No século XVII, numa Londres assolada por pragas e pestes, sequer havia medicamentos. Antibiótico, nem em sonho! Foi quando o poeta inglês John Donne escreveu que “Nenhum homem é uma ilha”. Nessa mesma época, com os teatros fechados, Shakespeare, em quarentena, escrevia poemas e peças.
Nenhum homem é uma ilha. A pandemia não é um problema dos outros, é nosso. Precisamos escolher e toda escolha tem seu preço. Existem contratos e valores a serem defendidos, sem os quais a sociedade desmonta, como um castelo de cartas.
Como durante a Segunda Grande Guerra, depois da qual, diante do desafio de sobreviver, a sociedade priorizou a ideia de colocar a proteção do ser humano no vértice de todos os valores a serem considerados.
Hoje, na pandemia, quando assistimos nossa esplêndida fragilidade derretendo como gelo na calçada, amparar valores fundamentais como a vida, a solidariedade e o cuidado ao próximo são o resultado positivo de um momento ameaçador.
Em situações de grandes perdas, não há vencedores.
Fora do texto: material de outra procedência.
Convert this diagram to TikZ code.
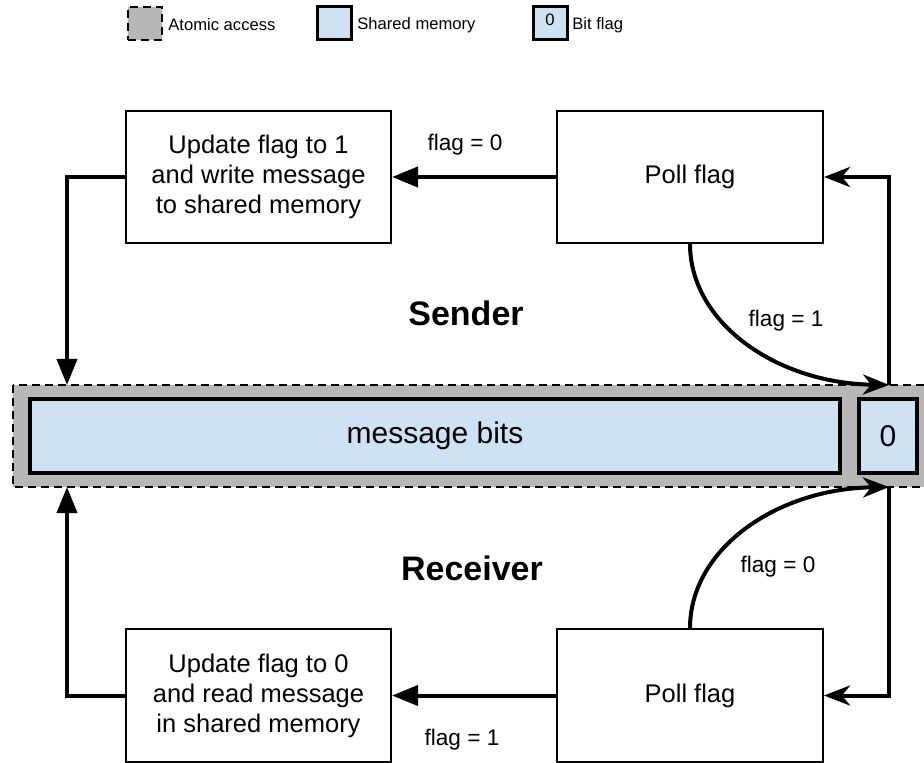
\documentclass[tikz,border=0pt]{standalone}
\usepackage{fontspec}
\setmainfont{Liberation Sans}
\usetikzlibrary{arrows.meta}
\definecolor{atomgray}{HTML}{B7B7B7}
\definecolor{shmblue}{HTML}{CFE2F3}
\tikzset{
  procbox/.style={draw, line width=1pt, fill=white, minimum width=132.5pt, minimum height=66pt,
                  align=center, font=\fontsize{12.75}{15}\selectfont, inner sep=0pt},
  pollbox/.style={procbox, minimum width=133pt},
  membox/.style={draw, line width=2pt, fill=shmblue, inner sep=0pt, minimum height=37pt,
                 font=\fontsize{15}{18}\selectfont},
  atombox/.style={draw, dash pattern=on 4pt off 2.5pt, line width=1pt, fill=atomgray},
  flow/.style={line width=2pt, -{Triangle[length=13pt,width=10pt]}},
  poll/.style={line width=2pt, -{Stealth[length=13pt,width=10pt,inset=4pt]}},
  flaglbl/.style={font=\fontsize{11.3}{13}\selectfont},
  legendtxt/.style={font=\fontsize{8.3}{10}\selectfont, anchor=west, inner sep=0pt},
  rolelbl/.style={font=\fontsize{17}{20}\selectfont\bfseries},
}
\begin{document}
\begin{tikzpicture}[x=0.5pt, y=-0.5pt]
\useasboundingbox (0,0) rectangle (924,763);

% legend
\node[atombox, minimum width=17pt, minimum height=16.5pt, inner sep=0pt] (lgatom) at (145,23.5) {};
\node[legendtxt] (lgatomt) at (168,25) {Atomic access};
\node[membox, line width=1.5pt, minimum width=17pt, minimum height=16.5pt] (lgmem) at (334.5,23.5) {};
\node[legendtxt] (lgmemt) at (357,25) {Shared memory};
\node[membox, line width=1.5pt, minimum width=17pt, minimum height=16.5pt] (lgflag) at (550,23.5) {};
\node[font=\fontsize{8.3}{10}\selectfont, inner sep=0pt] (lgflag0) at (550,19.5) {0};
\node[legendtxt] (lgflagt) at (572,25) {Bit flag};

% atomic region holding the message and flag
\begin{scope}
  \clip (0,0) rectangle (924,763);
  \filldraw[atombox] (13,385) rectangle (945,487);
\end{scope}
\node[membox, minimum width=405pt] (msg) at (435,436) {message bits};
\node[membox, minimum width=29pt] (flag) at (888,436) {0};

\coordinate (stopjoin) at (889,385);
\coordinate (rtopjoin) at (889,487);
\coordinate (sleft) at (67,385);
\coordinate (rleft) at (67,487);

% sender
\node[procbox] (supd) at (258.5,177) {Update flag to 1\\and write message\\to shared memory};
\node[pollbox] (spoll) at (690,177) {Poll flag};
\node[rolelbl] (sender) at (466,313) {Sender};

\draw[flow] (spoll.west) -- (supd.east);
\node[flaglbl] (sl0) at (465,145) {flag = 0};
\draw[flow] (supd.west) -| (sleft);
\draw[poll] (stopjoin) |- (spoll.east);
\draw[poll] (spoll.south) .. controls (690,322) and (775,383) .. (stopjoin);
\node[flaglbl] (sl1) at (786,321) {flag = 1};

% receiver
\node[procbox, minimum height=66.5pt] (rupd) at (258.5,695.5) {Update flag to 0\\and read message\\in shared memory};
\node[pollbox, minimum height=66.5pt] (rpoll) at (690,695.5) {Poll flag};
\node[rolelbl] (receiver) at (472,568) {Receiver};

\draw[flow] (rpoll.west) -- (rupd.east);
\node[flaglbl] (rl1) at (462,740) {flag = 1};
\draw[flow] (rupd.west) -| (rleft);
\draw[poll] (rtopjoin) |- (rpoll.east);
\draw[poll] (rpoll.north) .. controls (690,550) and (775,489) .. (rtopjoin);
\node[flaglbl] (rl0) at (778,567) {flag = 0};
\end{tikzpicture}
\end{document}
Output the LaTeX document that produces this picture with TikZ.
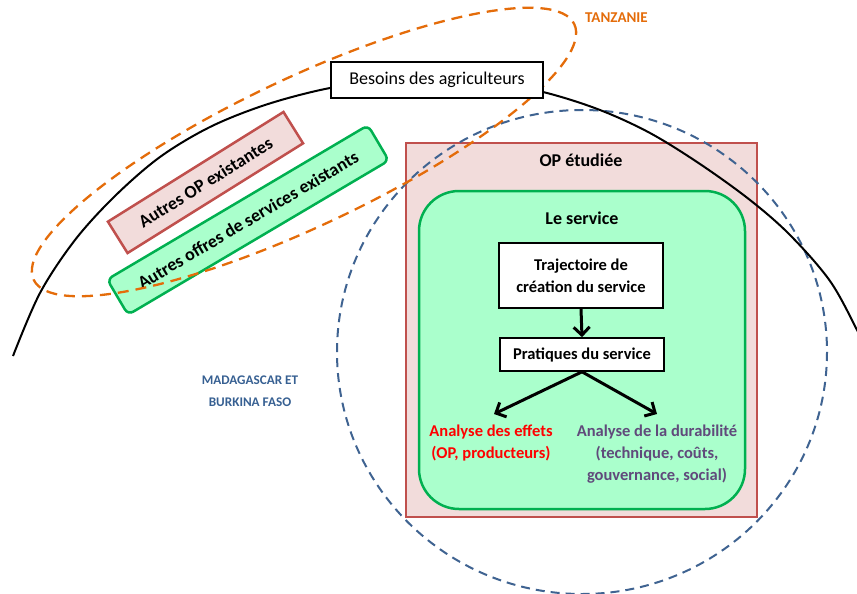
\documentclass[tikz,border=0pt]{standalone}
\usepackage{fontspec}
\setmainfont{Carlito}
\usetikzlibrary{arrows.meta,calc}
\definecolor{pinkfill}{HTML}{F2DCDB}
\definecolor{pinkdraw}{HTML}{C0504D}
\definecolor{mint}{HTML}{AAFFCC}
\definecolor{greendraw}{HTML}{00B050}
\definecolor{orangeline}{HTML}{E46C0A}
\definecolor{blueline}{HTML}{3F6391}
\definecolor{bluetext}{HTML}{376092}
\definecolor{purpletext}{HTML}{604A7B}
\definecolor{redtext}{HTML}{FF0000}
\tikzset{
  opbox/.style={draw=pinkdraw, fill=pinkfill, line width=2.5pt},
  servbox/.style={draw=greendraw, fill=mint, line width=2.5pt, rounded corners=40pt},
  whitebox/.style={draw=black, fill=white, line width=1.6pt, inner sep=0pt, align=center,
    font=\fontsize{16.5}{22}\selectfont\bfseries},
  slantpink/.style={draw=pinkdraw, fill=pinkfill, line width=2.5pt, inner sep=0pt,
    font=\fontsize{18}{20}\selectfont\bfseries},
  slantgreen/.style={draw=greendraw, fill=mint, line width=2.5pt, rounded corners=6pt, inner sep=0pt,
    font=\fontsize{18}{20}\selectfont\bfseries},
  lbl/.style={font=\fontsize{16.5}{22}\selectfont\bfseries, align=center, inner sep=0pt},
  biglbl/.style={font=\fontsize{18}{22}\selectfont\bfseries, align=center, inner sep=0pt},
  bigarrow/.style={line width=3pt, -{Straight Barb[length=8pt,width=16pt]}},
  orangedash/.style={draw=orangeline, line width=2.3pt, dash pattern=on 11pt off 7pt},
  bluedash/.style={draw=blueline, line width=2pt, dash pattern=on 9pt off 6pt},
  blackcurve/.style={draw=black, line width=2pt},
}
\begin{document}
\begin{tikzpicture}[x=1pt,y=-1pt]
\useasboundingbox (0,0) rectangle (857,594);
\clip (0,0) rectangle (857,594);
% main boxes
\node[opbox, minimum width=351pt, minimum height=374pt] (op) at (581.5,330) {};
\node[biglbl] (optxt) at (581,160) {OP étudiée};
\node[servbox, minimum width=326pt, minimum height=318pt] (serv) at (582,350) {};
\node[biglbl] (servtxt) at (582,218) {Le service};
\node[whitebox, minimum width=164pt, minimum height=65pt] (traj) at (581,275.5) {Trajectoire de\\création du service};
\node[whitebox, minimum width=164pt, minimum height=33pt] (prat) at (582,354.5) {Pratiques du service};
\coordinate (effTip) at (494,414);
\coordinate (durTip) at (657,414);
\draw[bigarrow] (traj.south) -- (prat.north);
\draw[bigarrow] (prat.south) -- (effTip);
\draw[bigarrow] (prat.south) -- (durTip);
\node[lbl, text=redtext] (eff) at (491,443) {Analyse des effets\\(OP, producteurs)};
\node[lbl, text=purpletext] (dur) at (657,454.5) {Analyse de la durabilité\\(technique, coûts,\\gouvernance, social)};
% slanted boxes
\node[slantpink, rotate=32, minimum width=207pt, minimum height=37pt] (autresop) at (205.5,182.5) {Autres OP existantes};
\node[slantgreen, rotate=30.6, minimum width=303pt, minimum height=41pt] (autresoff) at (248,220) {Autres offres de services existants};
% regions
\draw[bluedash] (582,352) ellipse [x radius=245, y radius=242];
\draw[orangedash, rotate around={25.3:(304,152)}] (304,152) ellipse [x radius=299, y radius=74];
\draw[blackcurve] plot[smooth, tension=0.55] coordinates {(13,356) (40,293) (75,240) (115,196) (160,157) (210,127) (265,105) (325,89) (385,80) (440,78) (495,83) (547,93) (600,110) (650,133) (700,164) (750,200) (790,235) (830,281) (857,330) (872,362)};
\node[draw=black, fill=white, line width=2pt, minimum width=212pt, minimum height=36pt, inner sep=0pt,
  font=\fontsize{18}{22}\selectfont] (besoins) at (437,80) {Besoins des agriculteurs};
% region labels
\node[font=\fontsize{15}{20}\selectfont\bfseries, text=orangeline, inner sep=0pt] (tz) at (616.5,18) {TANZANIE};
\node[font=\fontsize{13.2}{22}\selectfont\bfseries, text=bluetext, align=center, inner sep=0pt] (mb) at (250,391) {MADAGASCAR ET\\BURKINA FASO};
\end{tikzpicture}
\end{document}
Mas há aprendizado. Só será possível compreender esse momento com transparência. Nada dessa experiência cruel será perdido se for possível aprimorar um espírito solidário de compaixão numa opção prioritária de proteger a vida.
De tudo, sempre emerge algo positivo. É do barro que brota a alvura do Copo-de-leite. A Peste Negra que dizimou a Europa no século XIV, também antecipou o final da prolongada Idade Média e permitiu o florescimento do Renascimento.
Não sabemos o que essa pandemia trará de avanços. Por enquanto, já sabemos que ela está sendo uma espécie de laxante de um sistema que, antes dela, insistia em continuar com suas mazelas todas.
Tomara que ela seja, também, um apaziguador social, um jeito novo de conviver, além das diferenças e das desigualdades.